### Exercise
Locate every line in the records below that holds the word "this" and return each one.

### Supplied entries
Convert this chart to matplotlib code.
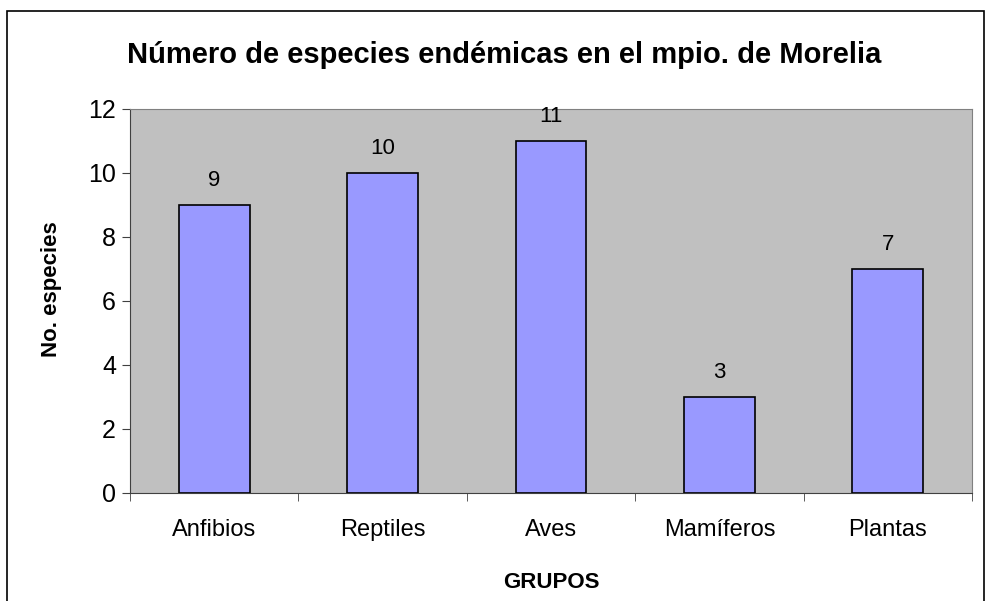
import matplotlib
matplotlib.use("Agg")
import matplotlib.pyplot as plt
from matplotlib.patches import Rectangle
import numpy as np

plt.rcParams['font.family'] = ['Liberation Sans', 'DejaVu Sans']

grupos = ["Anfibios", "Reptiles", "Aves", "Mamíferos", "Plantas"]
especies = [9, 10, 11, 3, 7]

fig = plt.figure(figsize=(9.86, 6.01), dpi=100)
fig.patch.set_facecolor("white")

# outer chart border (bottom runs past the image edge)
fig.patches.append(Rectangle((7 / 986, -0.05), 977 / 986, 1.05 - 11 / 601,
                             transform=fig.transFigure, fill=False,
                             edgecolor="black", linewidth=1.2))

ax = fig.add_axes([130 / 986, 1 - 493 / 601, 842 / 986, 384 / 601])
ax.set_facecolor("#C0C0C0")

x = np.arange(len(grupos))
ax.bar(x, especies, width=0.42, color="#9999FF", edgecolor="black", linewidth=1.2, zorder=3)

for xi, v in zip(x, especies):
    ax.text(xi, v + 0.45, str(v), ha="center", va="bottom", fontsize=16)

ax.set_xlim(-0.5, len(grupos) - 0.5)
ax.set_ylim(0, 12)
ax.set_yticks(range(0, 13, 2))
ax.tick_params(axis="y", labelsize=18, length=6, direction="out", color="#404040", pad=4)

ax.set_xticks(x)
ax.set_xticklabels(grupos, fontsize=17)
ax.set_xticks(np.arange(-0.5, len(grupos), 1.0), minor=True)
ax.tick_params(axis="x", which="major", length=0, pad=19)
ax.tick_params(axis="x", which="minor", length=6, direction="out", color="#404040")

for side in ["top", "right"]:
    ax.spines[side].set_color("#808080")
for side in ["left", "bottom"]:
    ax.spines[side].set_color("#404040")

ax.set_ylabel("No. especies", fontsize=16, fontweight="bold")
ax.yaxis.set_label_coords(-0.081, 0.53)
ax.set_xlabel("GRUPOS", fontsize=16, fontweight="bold", labelpad=22)

fig.text(504 / 986, 1 - 55 / 601, "Número de especies endémicas en el mpio. de Morelia",
         ha="center", va="center", fontsize=21, fontweight="bold")

fig.savefig("out.png", dpi=100)
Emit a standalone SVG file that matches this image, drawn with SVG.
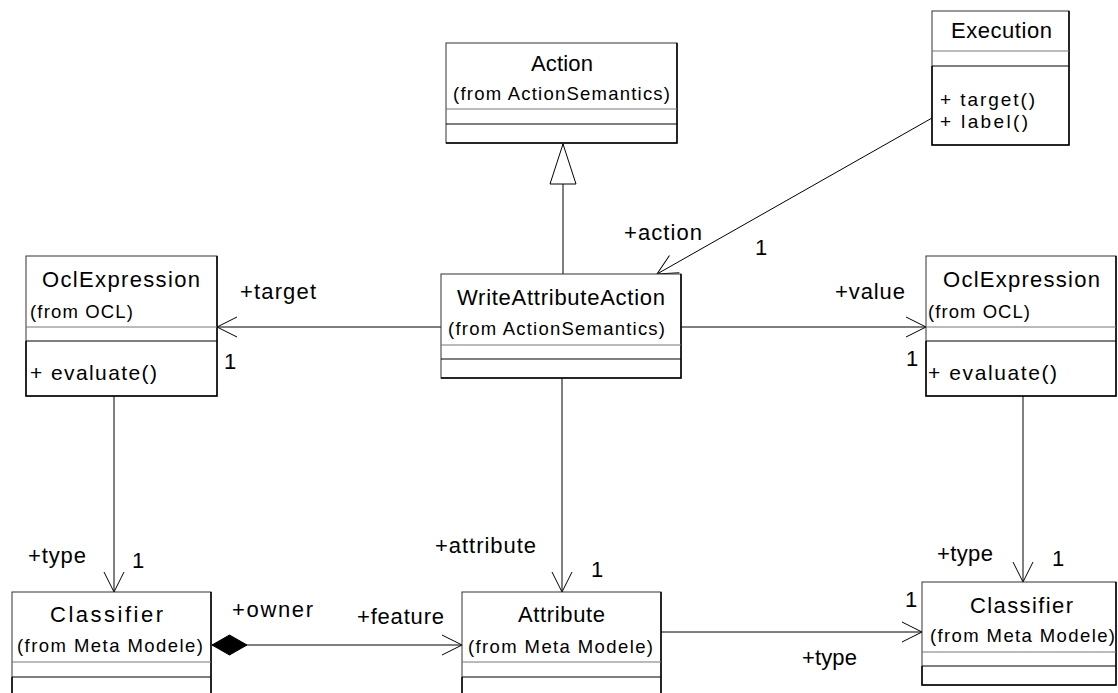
<svg xmlns="http://www.w3.org/2000/svg" width="1118" height="693" viewBox="0 0 1118 693">
  <style>
    text { font-family: "Liberation Sans", Arial, sans-serif; fill: #000; }
    .title { font-size: 22px; }
    .sub { font-size: 18.5px; }
    .op { font-size: 21px; }
    .op-tight { font-size: 19px; }
    .lbl { font-size: 22px; }
    .box { fill: #fff; stroke: #333; stroke-width: 1; }
    .edge { fill: none; stroke: #000; stroke-width: 1.5; }
    .sep1 { stroke: #777; stroke-width: 1; }
    .sep2 { stroke: #000; stroke-width: 1.2; }
    .conn { fill: none; stroke: #000; stroke-width: 1; }
  </style>
  <defs>
    <marker id="open" markerUnits="userSpaceOnUse" viewBox="-22 -12 24 24" refX="0" refY="0" markerWidth="24" markerHeight="24" orient="auto">
      <path d="M-20,-10 L0,0 L-20,10" fill="none" stroke="#000" stroke-width="1"/>
    </marker>
    <marker id="gen" markerUnits="userSpaceOnUse" viewBox="-42 -15 44 30" refX="0" refY="0" markerWidth="44" markerHeight="30" orient="auto">
      <path d="M0,0 L-40,-13 L-40,13 Z" fill="#fff" stroke="#000" stroke-width="1"/>
    </marker>
    <marker id="diamond" markerUnits="userSpaceOnUse" viewBox="-1 -11 37 22" refX="0" refY="0" markerWidth="37" markerHeight="22" orient="auto">
      <path d="M0,0 L17.5,-10 L35,0 L17.5,10 Z" fill="#000" stroke="#000" stroke-width="1"/>
    </marker>
  </defs>

  <!-- associations, generalization and composition -->
  <g id="connectors">
    <path class="conn" d="M563,274 L563,144" marker-end="url(#gen)"/>
    <path class="conn" d="M932,118 L657,274" marker-end="url(#open)"/>
    <path class="conn" d="M441,327 L217,327" marker-end="url(#open)"/>
    <path class="conn" d="M681,327 L926,327" marker-end="url(#open)"/>
    <path class="conn" d="M562,378 L562,592" marker-end="url(#open)"/>
    <path class="conn" d="M114,396 L114,592" marker-end="url(#open)"/>
    <path class="conn" d="M1023,396 L1023,582" marker-end="url(#open)"/>
    <path class="conn" d="M212,645 L462,645" marker-start="url(#diamond)" marker-end="url(#open)"/>
    <path class="conn" d="M661,632 L922,632" marker-end="url(#open)"/>

    <text class="lbl" x="624" y="240" textLength="78" lengthAdjust="spacing">+action</text>
    <text class="lbl" x="755" y="255">1</text>
    <text class="lbl" x="240" y="299" textLength="76" lengthAdjust="spacing">+target</text>
    <text class="lbl" x="224" y="369">1</text>
    <text class="lbl" x="835" y="299" textLength="70" lengthAdjust="spacing">+value</text>
    <text class="lbl" x="906" y="366">1</text>
    <text class="lbl" x="435" y="553" textLength="101" lengthAdjust="spacing">+attribute</text>
    <text class="lbl" x="591" y="577">1</text>
    <text class="lbl" x="28" y="563" textLength="58" lengthAdjust="spacing">+type</text>
    <text class="lbl" x="132" y="568">1</text>
    <text class="lbl" x="937" y="561" textLength="56" lengthAdjust="spacing">+type</text>
    <text class="lbl" x="1052" y="566">1</text>
    <text class="lbl" x="232" y="617" textLength="81" lengthAdjust="spacing">+owner</text>
    <text class="lbl" x="357" y="624" textLength="87" lengthAdjust="spacing">+feature</text>
    <text class="lbl" x="905" y="607">1</text>
    <text class="lbl" x="802" y="665" textLength="55" lengthAdjust="spacing">+type</text>
  </g>

  <g id="action">
    <rect class="box" x="446" y="43" width="231" height="100"/>
    <path class="edge" d="M677,43 L677,143 L446,143"/>
    <line class="sep1" x1="446" y1="109" x2="677" y2="109"/>
    <line class="sep2" x1="446" y1="124" x2="677" y2="124"/>
    <text class="title" x="531" y="71" textLength="62" lengthAdjust="spacing">Action</text>
    <text class="sub" x="453" y="100" textLength="217" lengthAdjust="spacing">(from ActionSemantics)</text>
  </g>

  <g id="execution">
    <rect class="box" x="932" y="11" width="137" height="134"/>
    <path class="edge" d="M1069,11 L1069,145 L932,145 L932,66"/>
    <line class="sep1" x1="932" y1="51" x2="1069" y2="51"/>
    <line class="sep2" x1="932" y1="66" x2="1069" y2="66"/>
    <text class="title" x="951" y="38" textLength="101" lengthAdjust="spacing">Execution</text>
    <text class="op-tight" x="940" y="106" textLength="95" lengthAdjust="spacing">+ target()</text>
    <text class="op-tight" x="940" y="128" textLength="88" lengthAdjust="spacing">+ label()</text>
  </g>

  <g id="ocl-target">
    <rect class="box" x="26" y="256" width="191" height="140"/>
    <path class="edge" d="M217,256 L217,396 L26,396 L26,341"/>
    <line class="sep1" x1="26" y1="327" x2="217" y2="327"/>
    <line class="sep2" x1="26" y1="341" x2="217" y2="341"/>
    <text class="title" x="42" y="287" textLength="158" lengthAdjust="spacing">OclExpression</text>
    <text class="sub" x="30" y="318" textLength="103" lengthAdjust="spacing">(from OCL)</text>
    <text class="op" x="30" y="380" textLength="127" lengthAdjust="spacing">+ evaluate()</text>
  </g>

  <g id="write-attribute-action">
    <rect class="box" x="441" y="274" width="240" height="104"/>
    <path class="edge" d="M681,274 L681,378 L441,378"/>
    <line class="sep1" x1="441" y1="345" x2="681" y2="345"/>
    <line class="sep2" x1="441" y1="359" x2="681" y2="359"/>
    <text class="title" x="457" y="305" textLength="208" lengthAdjust="spacing">WriteAttributeAction</text>
    <text class="sub" x="448" y="335" textLength="217" lengthAdjust="spacing">(from ActionSemantics)</text>
  </g>

  <g id="ocl-value">
    <rect class="box" x="926" y="256" width="190" height="140"/>
    <path class="edge" d="M1116,256 L1116,396 L926,396 L926,341"/>
    <line class="sep1" x1="926" y1="327" x2="1116" y2="327"/>
    <line class="sep2" x1="926" y1="341" x2="1116" y2="341"/>
    <text class="title" x="943" y="287" textLength="157" lengthAdjust="spacing">OclExpression</text>
    <text class="sub" x="928" y="318" textLength="102" lengthAdjust="spacing">(from OCL)</text>
    <text class="op" x="928" y="380" textLength="129" lengthAdjust="spacing">+ evaluate()</text>
  </g>

  <g id="classifier-owner">
    <rect class="box" x="12" y="592" width="199" height="110"/>
    <path class="edge" d="M211,592 L211,702 M12,677 L12,702"/>
    <line class="sep1" x1="12" y1="662" x2="211" y2="662"/>
    <line class="sep2" x1="12" y1="677" x2="211" y2="677"/>
    <text class="title" x="50" y="622" textLength="113" lengthAdjust="spacing">Classifier</text>
    <text class="sub" x="17" y="652" textLength="186" lengthAdjust="spacing">(from Meta Modele)</text>
  </g>

  <g id="attribute">
    <rect class="box" x="462" y="592" width="199" height="110"/>
    <path class="edge" d="M661,592 L661,702 M462,677 L462,702"/>
    <line class="sep1" x1="462" y1="662" x2="661" y2="662"/>
    <line class="sep2" x1="462" y1="677" x2="661" y2="677"/>
    <text class="title" x="518" y="622" textLength="87" lengthAdjust="spacing">Attribute</text>
    <text class="sub" x="468" y="653" textLength="185" lengthAdjust="spacing">(from Meta Modele)</text>
  </g>

  <g id="classifier-type">
    <rect class="box" x="922" y="582" width="194" height="103"/>
    <path class="edge" d="M1116,582 L1116,685 L922,685 L922,666"/>
    <line class="sep1" x1="922" y1="652" x2="1116" y2="652"/>
    <line class="sep2" x1="922" y1="666" x2="1116" y2="666"/>
    <text class="title" x="970" y="613" textLength="103" lengthAdjust="spacing">Classifier</text>
    <text class="sub" x="930" y="642" textLength="185" lengthAdjust="spacing">(from Meta Modele)</text>
  </g>
</svg>
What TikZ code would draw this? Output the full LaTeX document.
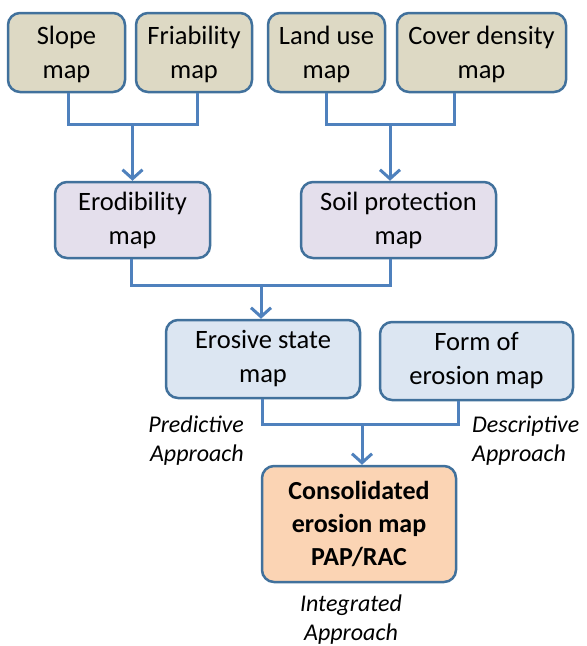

### Answer
Convert this chart to matplotlib code.
Emit a standalone SVG file that matches this image, drawn with SVG.
What TikZ code would draw this? Output the full LaTeX document.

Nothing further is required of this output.